Pocas veces resulta tan afortunada la traducción infiel de un título como sucede con Marie Heurtin (2014), que se exhibe en México como El lenguaje del corazón. Porque es una interpretación atinada de las vicisitudes que recoge la cinta, una metáfora plausible.
El lenguaje del corazón es el más reciente largometraje del francés Jean-Pierre Améris, quien obtuvo el premio a mejor director en el festival de San Sebastián en 2001 con C’est la vie. Ahora se inspira en un caso del que se tienen registros históricos, que tuvo lugar en la campiña francesa a finales del siglo XIX, en un instituto cuyo estudiantado era compuesto por alumnas sordomudas. Por allá llega Marie (Ariana Rivoire), una joven de 14 años que además de ser sorda es ciega, y ha crecido como un animal salvaje al cuidado de sus padres.

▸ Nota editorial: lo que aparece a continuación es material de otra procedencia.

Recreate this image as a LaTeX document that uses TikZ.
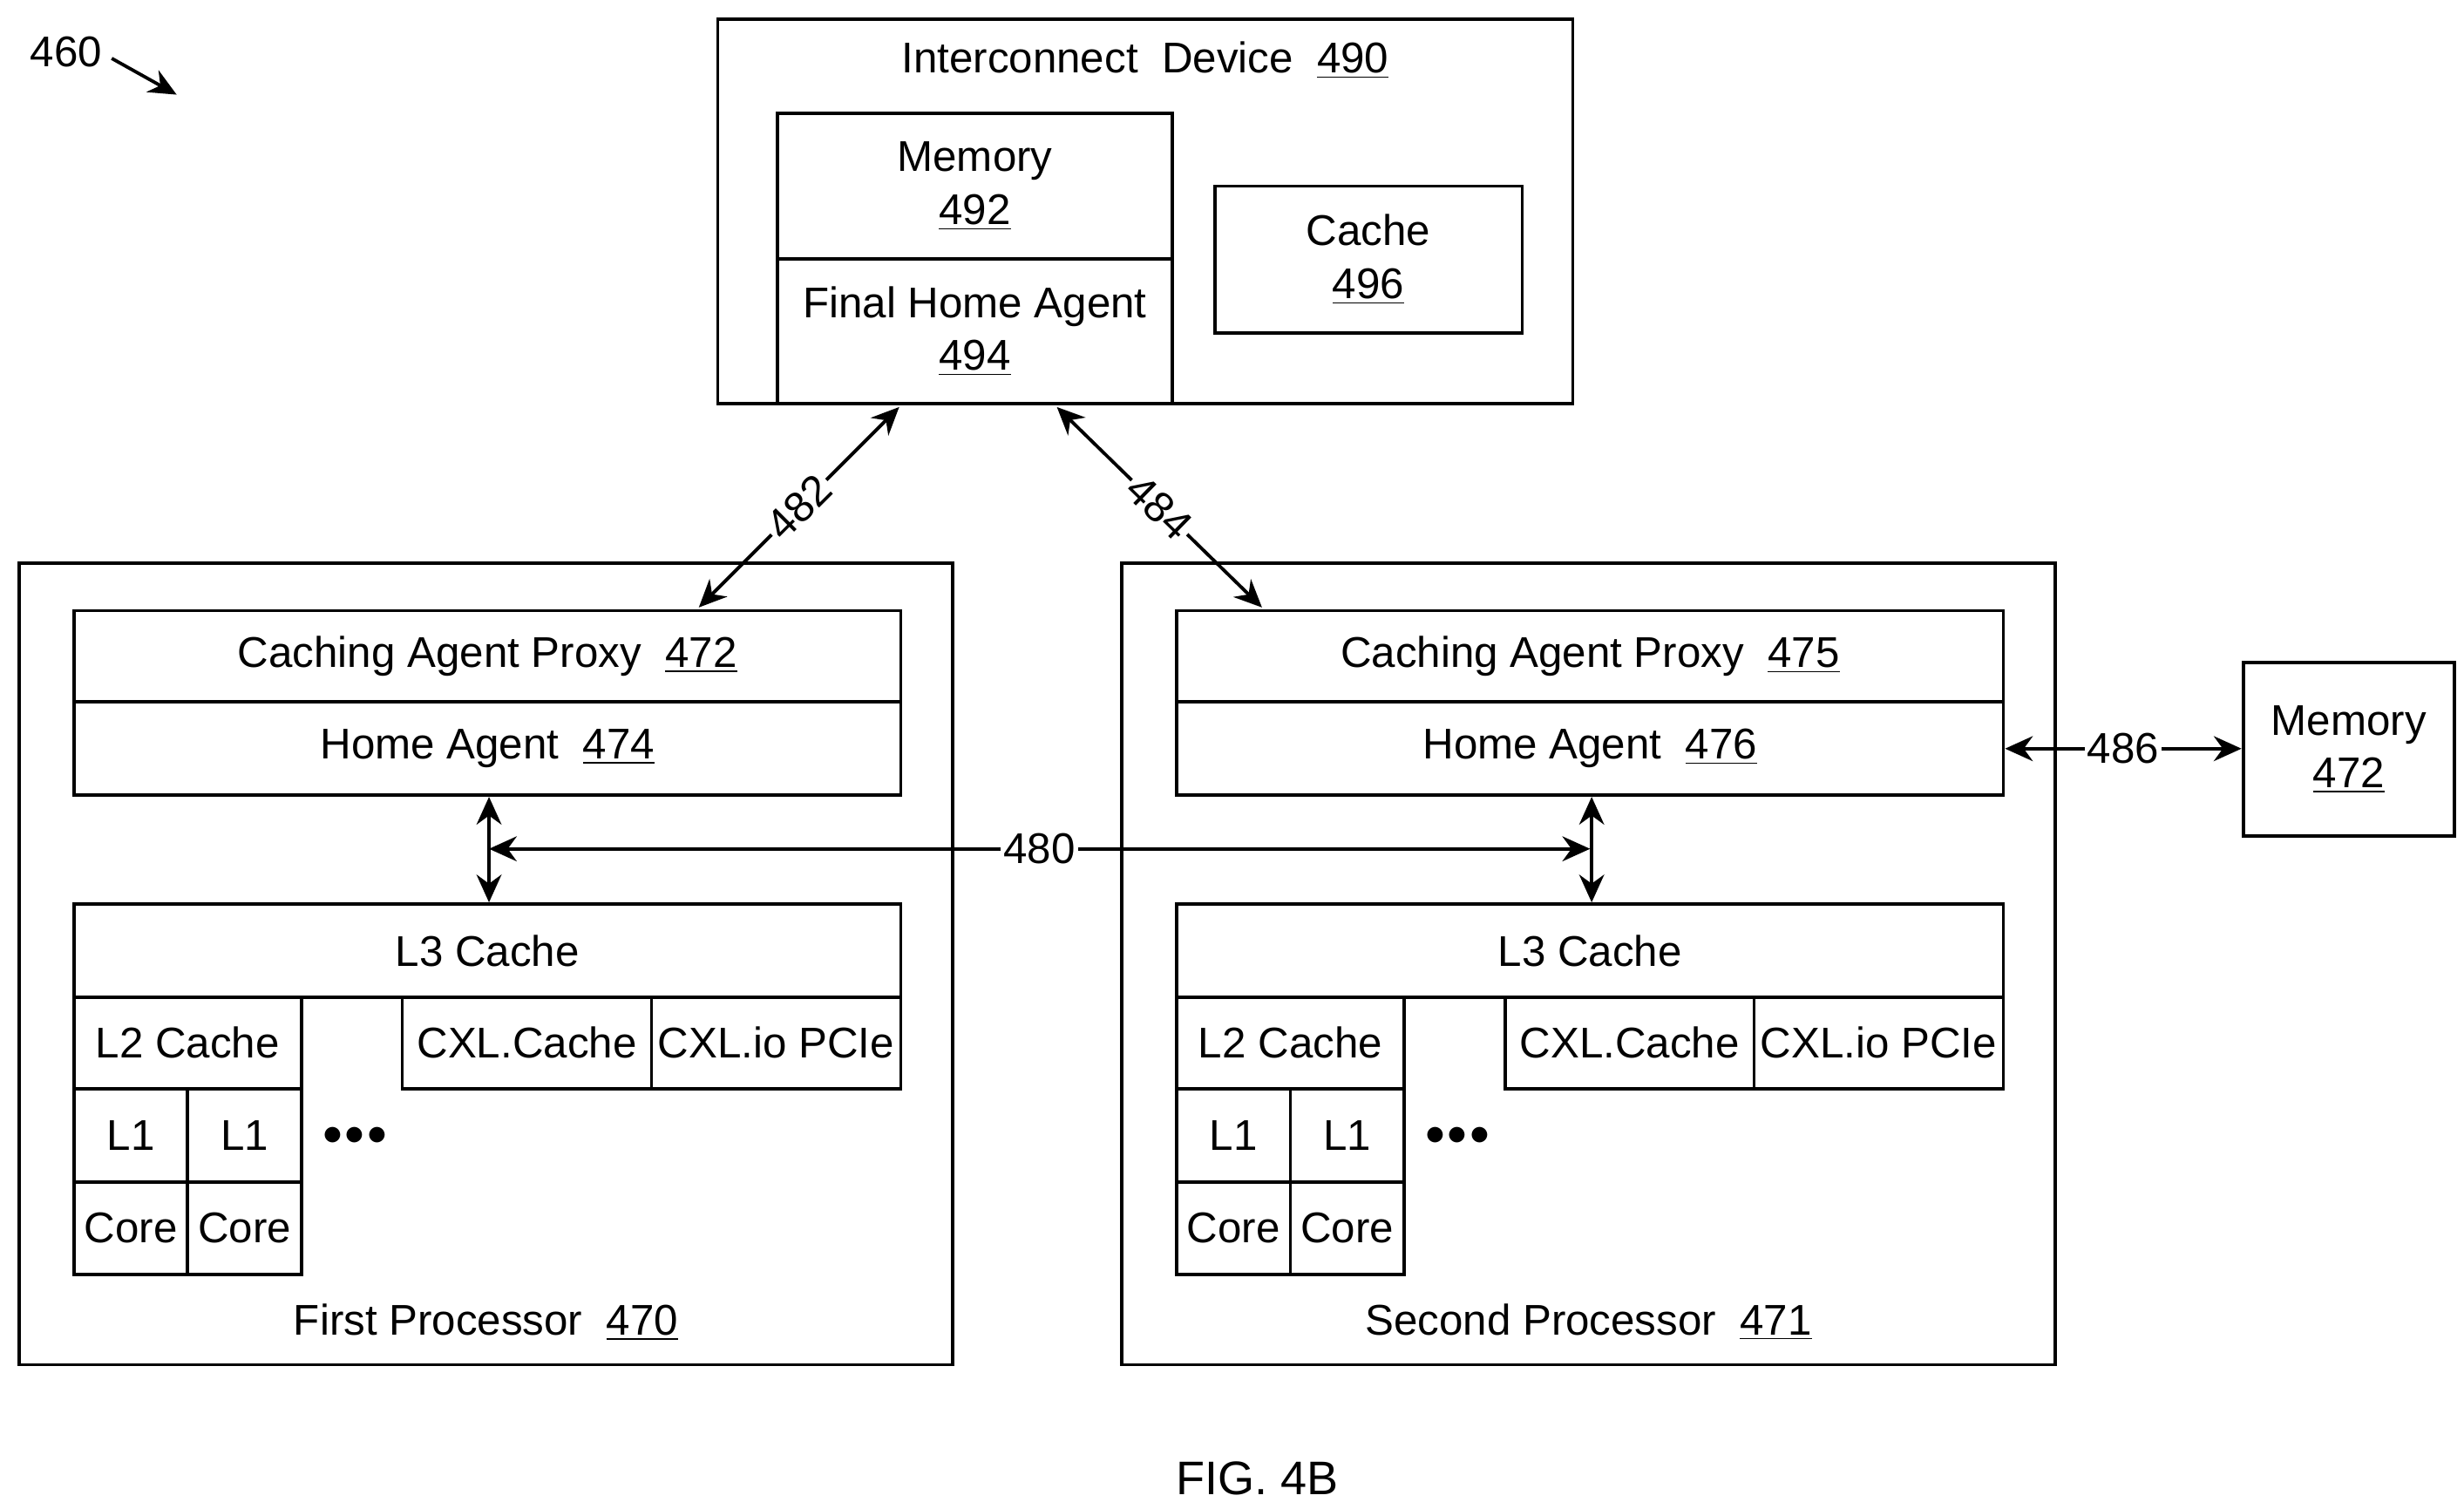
\documentclass[tikz,border=0pt]{standalone}
\usepackage{fontspec}
\setmainfont{Liberation Sans}
\usetikzlibrary{arrows.meta,fit}
\tikzset{
  box/.style={draw, line width=1.2pt, inner sep=0pt},
  lbl/.style={font=\fontsize{15.5}{19}\selectfont, inner sep=1pt, align=center},
  link/.style={line width=1.2pt, {Stealth[length=10pt,width=9pt]}-{Stealth[length=10pt,width=9pt]}}
}
\newcommand{\num}[1]{\underline{#1}}
\newcommand{\boxat}[3]{\node[box, fit={#2}] (#1) {}; \node[lbl] at (#1.center) {#3};}
\begin{document}
\begin{tikzpicture}[x=0.02cm, y=-0.02cm]
\useasboundingbox (0,0) rectangle (1562,956);

% interconnect device
\node[box, fit={(455,12) (997,256)}] (dev) {};
\node[lbl] (devlbl) at (726,38) {Interconnect~~Device~~\num{490}};
\boxat{mem}{(493,72) (743,164)}{Memory\\\num{492}}
\boxat{fha}{(493,164) (743,256)}{Final Home Agent\\\num{494}}
\boxat{cache}{(770,118) (965,211)}{Cache\\\num{496}}

% processors
\foreach \dx/\p/\pn/\cap/\ha/\name in {0/First/470/472/474/a, 699/Second/471/475/476/b}{
  \node[box, fit={(12+\dx,357) (604+\dx,865)}] (proc\name) {};
  \node[lbl] at (308+\dx,838) {\p\ Processor~~\num{\pn}};
  \boxat{cap\name}{(47+\dx,387) (571+\dx,445)}{Caching Agent Proxy~~\num{\cap}}
  \boxat{ha\name}{(47+\dx,445) (571+\dx,504)}{Home Agent~~\num{\ha}}
  \boxat{lthree\name}{(47+\dx,573) (571+\dx,632)}{L3 Cache}
  \boxat{ltwo\name}{(47+\dx,632) (191+\dx,690)}{L2 Cache}
  \boxat{cxlc\name}{(255+\dx,632) (413+\dx,690)}{CXL.Cache}
  \boxat{cxlio\name}{(413+\dx,632) (571+\dx,690)}{CXL.io PCIe}
  \boxat{lonea\name}{(47+\dx,690) (119+\dx,749)}{L1}
  \boxat{loneb\name}{(119+\dx,690) (191+\dx,749)}{L1}
  \boxat{corea\name}{(47+\dx,749) (119+\dx,808)}{Core}
  \boxat{coreb\name}{(119+\dx,749) (191+\dx,808)}{Core}
  \node[lbl, font=\Large] at (225+\dx,720) {$\bullet\!\bullet\!\bullet$};
  \draw[link] (ha\name.south -| 310+\dx,0) -- (lthree\name.north -| 310+\dx,0);
}

\boxat{memr}{(1422,420) (1556,530)}{Memory\\\num{472}}

% links
\coordinate (l480a) at (310,538);
\coordinate (l480b) at (1008,538);
\draw[link] (l480a) -- node[lbl, fill=white] {480} (l480b);
\draw[link] (570,258) -- node[lbl, fill=white, sloped] {482} (443,385);
\draw[link] (670,258) -- node[lbl, fill=white, sloped] {484} (800,385);
\draw[link] (hab.east) -- node[lbl, fill=white] {486} (memr.west |- hab.east);

\node[lbl] (ref) at (42,33) {460};
\draw[line width=1.2pt, -{Stealth[length=10pt,width=9pt]}] (ref.east) ++(4,4) -- (112,60);
\node[font=\fontsize{17}{20}\selectfont] (fig) at (797,937) {FIG. 4B};
\end{tikzpicture}
\end{document}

Apenas llega y es incontrolable, por lo que no es aceptada. Pero la hermana Marguerite (Isabelle Carré) ve en ella un alma necesitada («un alma aprisionada», anota en su diario) y se las arregla para que regrese. Si bien sus esfuerzos parecen vanos luego de meses de labor, la religiosa no claudica en su afán de educar a Marie.
Améris propone un acercamiento dentro de lo que bien podría considerarse como el clásico estilo francés: apuesta por narrar con la imagen, con diálogos más coloquiales que descriptivos o emotivos y con un registro visual a menudo de corte naturalista; con saltos temporales que pueden parecer bruscos; evita la sensiblería, no es enfático (por momentos es incluso contemplativo), no acostumbra la exacerbación histriónica que tanto gusta a Hollywood y pareciera eludir los clímax dramáticos; es mesurado, a veces en exceso, pero no es insensible, y si no le saca la vuelta a la emoción tampoco se deja seducir por el demostrativo automatismo afectivo que frecuentemente se hace presente en el cine norteamericano. En El lenguaje del corazón esta apuesta rinde buenos frutos.
Améris ilumina la relación entre la comunicación y la educación, y la relevancia que en este nexo adquiere el lenguaje. Pone en pantalla aspectos que serían meramente pragmáticos, pero también otros que exteriorizan las contrariedades de lo humano, demasiado humano. Muestra cómo la educación es, para empezar, un asunto de domesticación. Para atemperar al animal inquieto, egoísta y a veces mezquino que hay en todo niño se le conmina a seguir las reglas de urbanidad, atender horarios y emular comportamientos establecidos; la función primaria es minimizar los conflictos y hacer posible la convivencia. Quien se evita dificultades con esto es, antes que nadie, la autoridad. Pero en un plano que cabría abordar desde la filosofía –que puede resultar una obviedad, pero no está de más confirmar–, manejar un lenguaje (lo cual es ya producto de un aprendizaje) permite hablarse a uno mismo y comunicarse con los otros; comunicar también hace posible la revelación, ante uno mismo y ante los otros, de las profundidades de la individualidad, de la sensibilidad: nombrar humaniza… y libera. En todo este proceso la actitud entre el educador y el educando, entre el emisor y el receptor influye en el resultado. Aquí cobra sentido la traducción aludida al inicio, y el lenguaje que brota de los afectos es más efectivo. Y El lenguaje del corazón permite corroborar que la educación también es emoción.